Jong, seorang pasien, sedang menjelang ajal karena kanker. Proses kemoterapi telah menghilangkan kekebalan tubuhnya hingga ia terserang virus ganas dan harus dirawat diruang ICU untuk perlidungan yang maksimal. Jong tidak memberikan arahan sebelumnya dan istrinya, Soo-jin yang mewakilinya untuk memutuskan. Kondisi Jong memburuk dan tim medis ingin melepaskan alat-alat bantu dan memungkinkan dia untuk mati. Soo-jin adalah seorang wanita lemah lembut yang sangat hormat kepada dokter. Tetapi ia dengan tegas menolak diajak untuk berdiskusi tentang pencabutan alat bantu kehidupan suaminya. Ketika ditanya apakah kalau Soo-jin dalam kedudukan suaminya ia akan berbuat sama untuk dirinya, ia menjawab:”Tentu saja tidak!”, Dia lebih suka  alat-alat bantu itu dilepaskan agar ia dapat mati dengan tenang. Jadi mengapa ia berbuat sebaliknya untuk suaminya? "Tugas seorang istri yang baik adalah untuk menyelamatkan suaminya," katanya lembut dan dengan tekad baja. Panggilan tugas itu sangat kuat dan sulit untuk diabaikan. Soo-jin mengambil keputusan yang tidak akan ia ambil untuk dirinya karena panggilan tugas itu.

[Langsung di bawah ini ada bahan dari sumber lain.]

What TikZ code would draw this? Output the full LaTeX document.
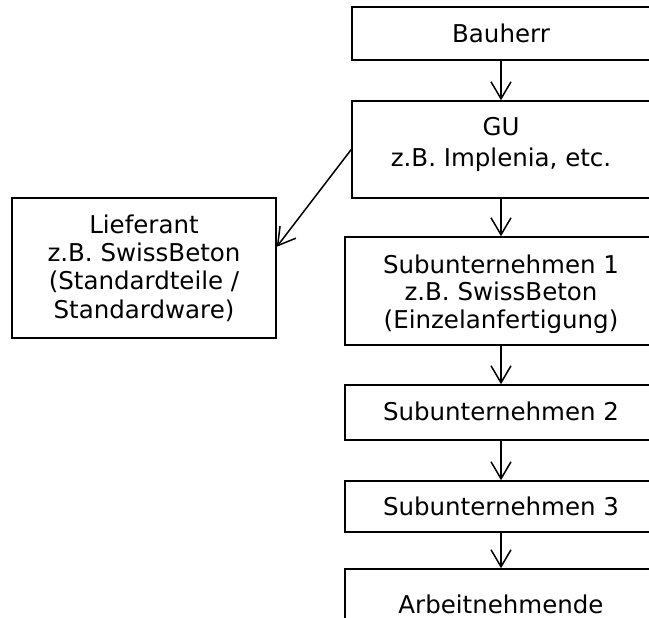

James yang sudah tua, mengalami sakit jantung yang parah. Dia telah beberapa kali masuk rumah sakit. Suatu kali ia tidak sadar dan harus dirawat diruang ICU dan dipasang peralatan bantu kehidupan. Meski  dengan terapi maksimal, tekanan darahnya terlalu rendah, ginjalnya tidak berfungsi dan ia tidak bisa dibangunkan. Anaknya, John, yang tinggal di negara bagian lain, diminta datang. John sibuk dengan hidupnya dan tidak mengunjungi ayahnya selama beberapa tahun. Ketika ia tiba, tim medis minta izin kepadanya untuk mencabut alat-alat bantu dari tubuh ayahnya untuk memungkinkan ayahnya mati. Sambil duduk di samping tempat tidur ayahnya yang menjelang ajal, yang diingatnya hanyalah rasa menyesalnya bahwa ia tidak pernah mengunjungi maupun menilpun ayahnya. Sekarang, ia datang melihat ayahnya di ambang kematian, nalurinya yang kuat mengatakan bahwa ia wajib untuk berperan sebagai pembela dan berjuang untuk melindungi ayahnya dari dokter-dokter yang ingin mencabut alat-alat bantu hidupnya. Dalam situasi seperti ini, sadar atau tidak sadar, ia terutama didorong oleh kepentingan dirinya sendiri untuk menebus kesalahan, satu kesempatan terakhir untuk memperbaiki hubungan dengan ayahnya.


Ketika nyawa seseorang ada ditangan kita (anda), terutama ketika harus memilih untuk mencabut atau membiarkan alat penyambung hidup seseorang, ada beberapa kesulitan tersembunyi dan karenanya kita harus sangat berhati-hati. Disamping panggilan rasa cinta, tugas ataupun menebus kesalahan, kita harus bertanya apakah tindakan kita didasari kepentingan diri-sendiri atau kepentingan si sakit.